Via the Miami Herald:

Dutch bank hit with record fine for passing money through U.S. financial entities on behalf of Cuban and Iranian clients

ING Bank secretly passed more than $2 billion through U.S. financial entities on behalf of Cuban and Iranian clients.

In the largest fine ever assessed against a financial institution for violating U.S. sanctions on Cuba and Iran, Netherlands-based ING Bank will pay $619 million to the U.S. government, the Justice Department announced Tuesday.

ING agreed to pay the fine for secretly moving more than $2 billion through U.S. financial institutions in 20,000 transactions from the early 1990s to 2007, all in violation of sanctions on Cuba and Iran, according to the Justice Department.

“ING Bank helped provide state sponsors of terror and other sanctioned entities with access to the U.S. financial system, allowing them to move billions of dollars,” Assistant U.S. Attorney General for National Security Lisa Monaco declared.

Cuba, Iran, Syria and Sudan are on the U.S. list of countries under sanctions for supporting international terrorism. The half-century old U.S. trade embargo against Cuba also bars Cuban entities from using U.S. dollars in their transactions.

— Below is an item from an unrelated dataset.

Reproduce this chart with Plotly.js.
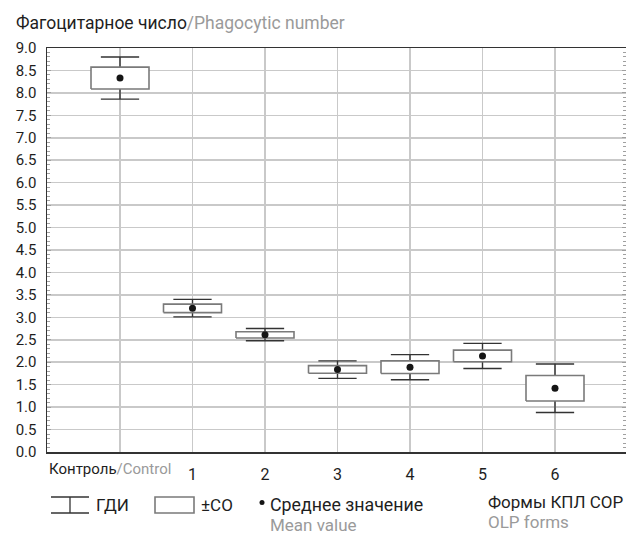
<!DOCTYPE html>
<html>
<head>
<meta charset="utf-8">
<script src="https://cdn.plot.ly/plotly-3.0.1.min.js"></script>
<style>
  html, body { margin: 0; padding: 0; background: #fff; }
  #chart { width: 626px; height: 534px; }
</style>
</head>
<body>
<div id="chart"></div>
<script>
// Phagocytic number by group: mean, ±SD box and confidence-interval whiskers
const categories = ['Контроль/Control', '1', '2', '3', '4', '5', '6'];
const meanValues = [8.33, 3.20, 2.61, 1.84, 1.89, 2.14, 1.42];
const sdValues   = [0.245, 0.095, 0.07, 0.085, 0.14, 0.13, 0.285];
const ciLower    = [7.86, 3.01, 2.48, 1.64, 1.61, 1.86, 0.88];
const ciUpper    = [8.80, 3.40, 2.75, 2.03, 2.17, 2.42, 1.96];
const yTickValues = [0, 0.5, 1, 1.5, 2, 2.5, 3, 3.5, 4, 4.5, 5, 5.5, 6, 6.5, 7, 7.5, 8, 8.5, 9];

const titleMain = 'Фагоцитарное число';
const titleSub = '/Phagocytic number';
const legendCI = 'ГДИ';
const legendSD = '±СО';
const legendMean = ['Среднее значение', 'Mean value'];
const axisNote = ['Формы КПЛ СОР', 'OLP forms'];

const W = 626, H = 534;
const M = { l: 47, r: 0, t: 48, b: 82 };
const FONT = 'Roboto, "Liberation Sans", sans-serif';
const DARK = '#1e1e1e', GREY = '#9a9a9a';

// x axis: one category every 72.5 px, first category 73 px right of the axis
const step = 72.5, firstOffset = 73;
const xRange = [-firstOffset / step, (W - M.l - M.r - firstOffset) / step];
const pos = categories.map((_, i) => i);
const boxHalfWidth = 0.4;

const boxLow = meanValues.map((m, i) => m - sdValues[i]);
const boxHigh = meanValues.map((m, i) => m + sdValues[i]);

// ±SD rectangles as closed outlines, one sub-path per group
const rectX = [], rectY = [];
pos.forEach((p, i) => {
  rectX.push(p - boxHalfWidth, p + boxHalfWidth, p + boxHalfWidth, p - boxHalfWidth, p - boxHalfWidth, null);
  rectY.push(boxLow[i], boxLow[i], boxHigh[i], boxHigh[i], boxLow[i], null);
});

// helpers for placing the legend key in paper units
const plotW = W - M.l - M.r, plotH = H - M.t - M.b;
const px = x => (x - M.l) / plotW;
const py = y => (H - M.b - y) / plotH;

const traces = [
  { // whiskers (confidence interval) with caps; the collapsed box sits under the SD box
    type: 'box', x: pos,
    q1: meanValues, median: meanValues, q3: meanValues,
    lowerfence: ciLower, upperfence: ciUpper,
    width: boxHalfWidth * 2, whiskerwidth: 0.66,
    line: { color: '#333333', width: 1.4 },
    fillcolor: '#ffffff', hoverinfo: 'skip', showlegend: false
  },
  { // ±SD boxes
    type: 'scatter', mode: 'lines', x: rectX, y: rectY,
    fill: 'toself', fillcolor: '#ffffff',
    line: { color: '#7a7a7a', width: 1.6 },
    hoverinfo: 'skip', showlegend: false
  },
  { // mean values
    type: 'scatter', mode: 'markers', x: pos, y: meanValues,
    marker: { color: '#151515', size: 7 },
    hoverinfo: 'skip', showlegend: false
  },
  { // right-hand minor tick scale
    type: 'scatter', mode: 'markers', x: [pos[0]], y: [meanValues[0]],
    yaxis: 'y2', marker: { opacity: 0 }, hoverinfo: 'skip', showlegend: false
  }
];

const annotations = [
  {
    xref: 'x', yref: 'paper', x: xRange[0], y: py(469), xanchor: 'left', yanchor: 'middle',
    text: categories[0].split('/')[0] + '<span style="color:' + GREY + '">/' + categories[0].split('/')[1] + '</span>',
    showarrow: false, font: { family: FONT, size: 15, color: DARK }
  },
  { xref: 'paper', yref: 'paper', x: px(94), y: py(505), xanchor: 'left', yanchor: 'middle',
    text: legendCI, showarrow: false, font: { family: FONT, size: 17, color: DARK } },
  { xref: 'paper', yref: 'paper', x: px(199), y: py(505), xanchor: 'left', yanchor: 'middle',
    text: legendSD, showarrow: false, font: { family: FONT, size: 17, color: DARK } },
  { xref: 'paper', yref: 'paper', x: px(268), y: py(505), xanchor: 'left', yanchor: 'middle',
    text: legendMean[0], showarrow: false, font: { family: FONT, size: 17.8, color: DARK } },
  { xref: 'paper', yref: 'paper', x: px(268), y: py(525), xanchor: 'left', yanchor: 'middle',
    text: legendMean[1], showarrow: false, font: { family: FONT, size: 17, color: GREY } },
  { xref: 'paper', yref: 'paper', x: px(486), y: py(502), xanchor: 'left', yanchor: 'middle',
    text: axisNote[0], showarrow: false, font: { family: FONT, size: 17, color: DARK } },
  { xref: 'paper', yref: 'paper', x: px(486), y: py(522), xanchor: 'left', yanchor: 'middle',
    text: axisNote[1], showarrow: false, font: { family: FONT, size: 17, color: GREY } }
];

const shapes = [
  // CI key
  { type: 'line', xref: 'paper', yref: 'paper', x0: px(51), x1: px(89), y0: py(497), y1: py(497), line: { color: '#333', width: 1.3 } },
  { type: 'line', xref: 'paper', yref: 'paper', x0: px(51), x1: px(89), y0: py(513), y1: py(513), line: { color: '#333', width: 1.3 } },
  { type: 'line', xref: 'paper', yref: 'paper', x0: px(70), x1: px(70), y0: py(497), y1: py(513), line: { color: '#333', width: 1.3 } },
  // SD key
  { type: 'rect', xref: 'paper', yref: 'paper', x0: px(155), x1: px(194), y0: py(497), y1: py(513), line: { color: '#7a7a7a', width: 1.6 }, fillcolor: '#fff' },
  // mean key
  { type: 'circle', xref: 'paper', yref: 'paper', x0: px(259.5), x1: px(264.5), y0: py(500), y1: py(505), line: { color: '#151515', width: 0 }, fillcolor: '#151515' }
];

const layout = {
  width: W, height: H,
  margin: M,
  paper_bgcolor: '#ffffff', plot_bgcolor: '#ffffff',
  font: { family: FONT, color: DARK },
  title: {
    text: titleMain + '<span style="color:' + GREY + '">' + titleSub + '</span>',
    xref: 'container', yref: 'container', x: 16 / W, xanchor: 'left',
    y: 1 - 23 / H, yanchor: 'middle',
    font: { family: FONT, size: 17.5, color: DARK }
  },
  boxmode: 'overlay',
  xaxis: {
    range: xRange, tickvals: pos,
    ticktext: categories.map((c, i) => i === 0 ? '' : c),
    showgrid: true, gridcolor: '#c9c9c9', gridwidth: 1.5,
    showline: true, linecolor: '#333333', linewidth: 1.5, mirror: true,
    ticks: '', zeroline: false, ticklabelstandoff: 7,
    tickfont: { family: FONT, size: 16, color: DARK }, fixedrange: true
  },
  yaxis: {
    range: [0, 9], tickvals: yTickValues, tickformat: '.1f',
    showgrid: true, gridcolor: '#c9c9c9', gridwidth: 1.5,
    showline: true, linecolor: '#333333', linewidth: 1.5,
    ticks: 'inside', ticklen: 4, tickcolor: '#a0a0a0', tickwidth: 1,
    minor: { dtick: 0.1, ticks: 'inside', ticklen: 3, tickcolor: '#a0a0a0', tickwidth: 1, showgrid: false },
    zeroline: false, ticklabelstandoff: 6,
    tickfont: { family: FONT, size: 15, color: DARK }, fixedrange: true
  },
  yaxis2: {
    overlaying: 'y', side: 'right', range: [0, 9], tickvals: yTickValues,
    showgrid: false, showline: false, showticklabels: false, zeroline: false,
    ticks: 'inside', ticklen: 4, tickcolor: '#a0a0a0', tickwidth: 1,
    minor: { dtick: 0.1, ticks: 'inside', ticklen: 3, tickcolor: '#a0a0a0', tickwidth: 1, showgrid: false },
    fixedrange: true
  },
  annotations: annotations,
  shapes: shapes
};

Plotly.newPlot('chart', traces, layout, { displayModeBar: false, staticPlot: true });
</script>
</body>
</html>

The Justice Department statement said ING fabricated endorsement stamps so that two Cuban banks could fraudulently process dollar-denominated travelers checks and advised Cuban and Iranian clients on how to conceal transactions.

Senior ING officials also erased data from reports that would have revealed the involvement of Cuban and Iranian entities, and threatened to punish some employees who failed to remove those references from documents, the statement added.